Determining the correct sample size is of utmost importance in study design. Large samples yield classifiers or parameters with more precision and conversely, samples that are too small yield unreliable results. Fixed sample size methods, as determined by the specified level of error between the obtained parameter and population value, or a confidence level associated with the estimate, have been developed and are available. These methods are extremely useful when there is little or no cost (consequences of action), financial and time, involved in gathering the data. Alternatively, sequential sampling procedures have been developed specifically to obtain a classifier or parameter estimate that is as accurate as deemed necessary by the researcher, while sampling the least number of observations required to obtain the specified level of accuracy.
This dissertation discusses a sequential procedure, derived using Martingale Limit Theory, which had been developed to train a classifier with the minimum number of observations to ensure, with a high enough probability, that the next observation sampled has a low enough probability of being misclassified. Various classification methods are discussed and tested, with multiple combinations of parameters tested. Additionally, the sequential procedure is tested on microarray data. Various advantages and shortcomings of the sequential procedure are pointed out and discussed.
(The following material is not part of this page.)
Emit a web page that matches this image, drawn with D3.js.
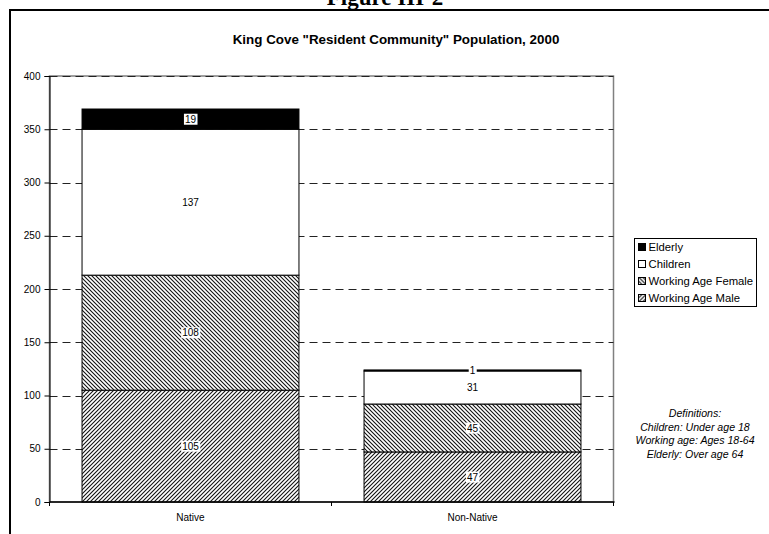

This dissertation also proposes a new sequential procedure that trains the classifier to such an extent as to accurately estimate the Bayes error with a high probability. The sequential procedure retains all of the advantages of the previous method, while addressing the most serious shortcoming. Ultimately, the sequential procedure developed enables the researcher to dictate how accurate the classifier should be and provides more control over the trained classifier.